[BEGIN Provided data]

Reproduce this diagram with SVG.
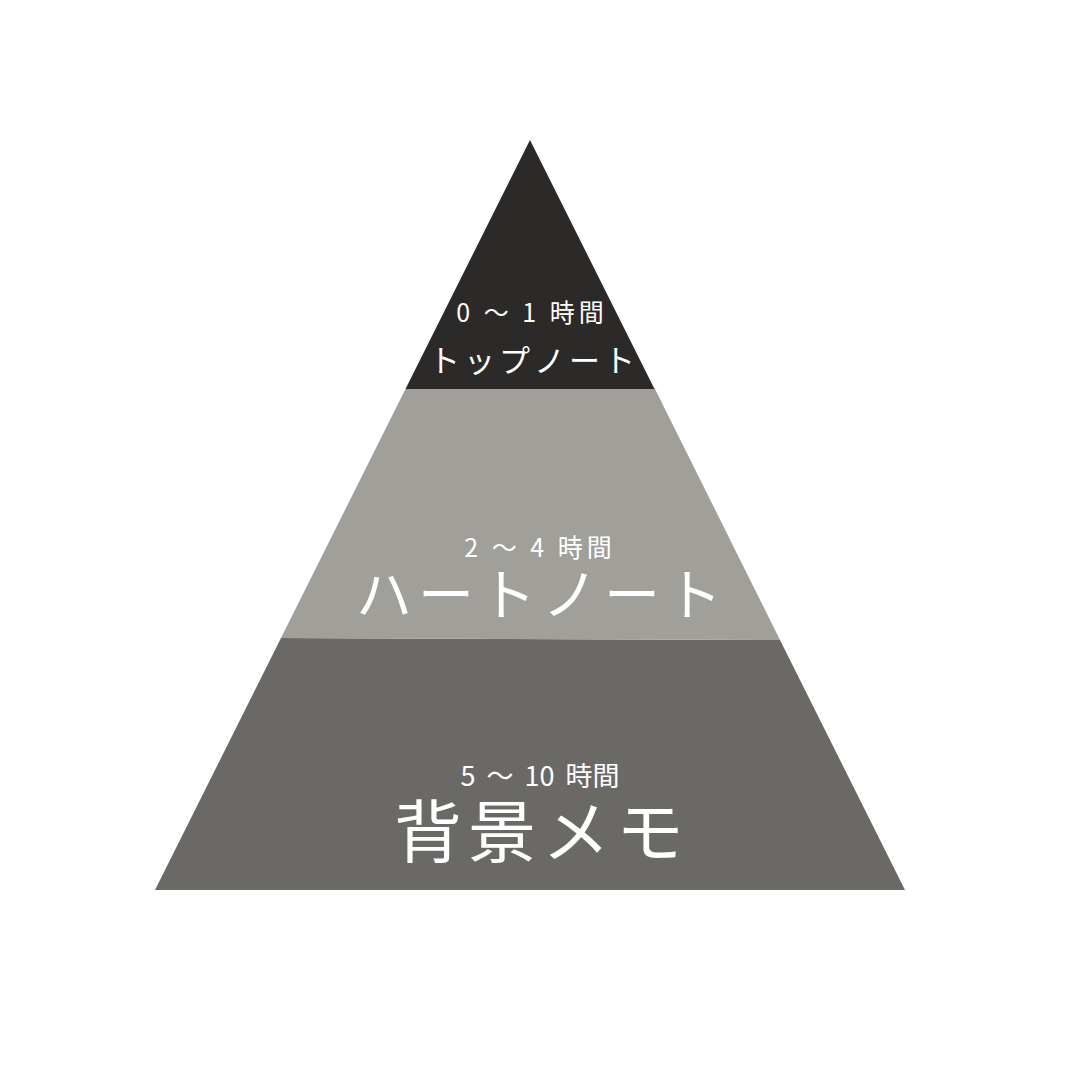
<svg xmlns="http://www.w3.org/2000/svg" width="1080" height="1080" viewBox="0 0 1080 1080">
<style>
text{font-family:"Noto Sans CJK JP","Noto Sans",sans-serif;fill:#ffffff;text-anchor:middle}
.sub{font-size:25px;letter-spacing:4px}
</style>
<rect width="1080" height="1080" fill="#ffffff"/>
<g id="bottom">
<polygon points="281,638 780,640 905,890 155,890" fill="#6b6965"/>
<text x="540" y="786" font-size="27" word-spacing="5">5 ～ 10 時間</text>
<text x="542" y="857" font-size="68" letter-spacing="6">背景メモ</text>
</g>
<g id="middle">
<polygon points="405.5,389 654.5,388 780,640 281,638" fill="#a09f9a"/>
<text class="sub" x="540" y="557">2 ～ 4 時間</text>
<text x="542" y="615" font-size="56" letter-spacing="6">ハートノート</text>
</g>
<g id="top">
<polygon points="530,140 654.5,389 405.5,389" fill="#2b2a28"/>
<text class="sub" x="532" y="322">0 ～ 1 時間</text>
<text x="534" y="372" font-size="31" letter-spacing="4">トップノート</text>
</g>
</svg>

[END Provided data]

§ Task brief
Copy the listing in full and without alteration, omitting every picture.

§ Solution for this problem
Reproduce this diagram with SVG.
<svg xmlns="http://www.w3.org/2000/svg" width="1080" height="1080" viewBox="0 0 1080 1080">
<style>
text{font-family:"Noto Sans CJK JP","Noto Sans",sans-serif;fill:#ffffff;text-anchor:middle}
.sub{font-size:25px;letter-spacing:4px}
</style>
<rect width="1080" height="1080" fill="#ffffff"/>
<g id="bottom">
<polygon points="281,638 780,640 905,890 155,890" fill="#6b6965"/>
<text x="540" y="786" font-size="27" word-spacing="5">5 ～ 10 時間</text>
<text x="542" y="857" font-size="68" letter-spacing="6">背景メモ</text>
</g>
<g id="middle">
<polygon points="405.5,389 654.5,388 780,640 281,638" fill="#a09f9a"/>
<text class="sub" x="540" y="557">2 ～ 4 時間</text>
<text x="542" y="615" font-size="56" letter-spacing="6">ハートノート</text>
</g>
<g id="top">
<polygon points="530,140 654.5,389 405.5,389" fill="#2b2a28"/>
<text class="sub" x="532" y="322">0 ～ 1 時間</text>
<text x="534" y="372" font-size="31" letter-spacing="4">トップノート</text>
</g>
</svg>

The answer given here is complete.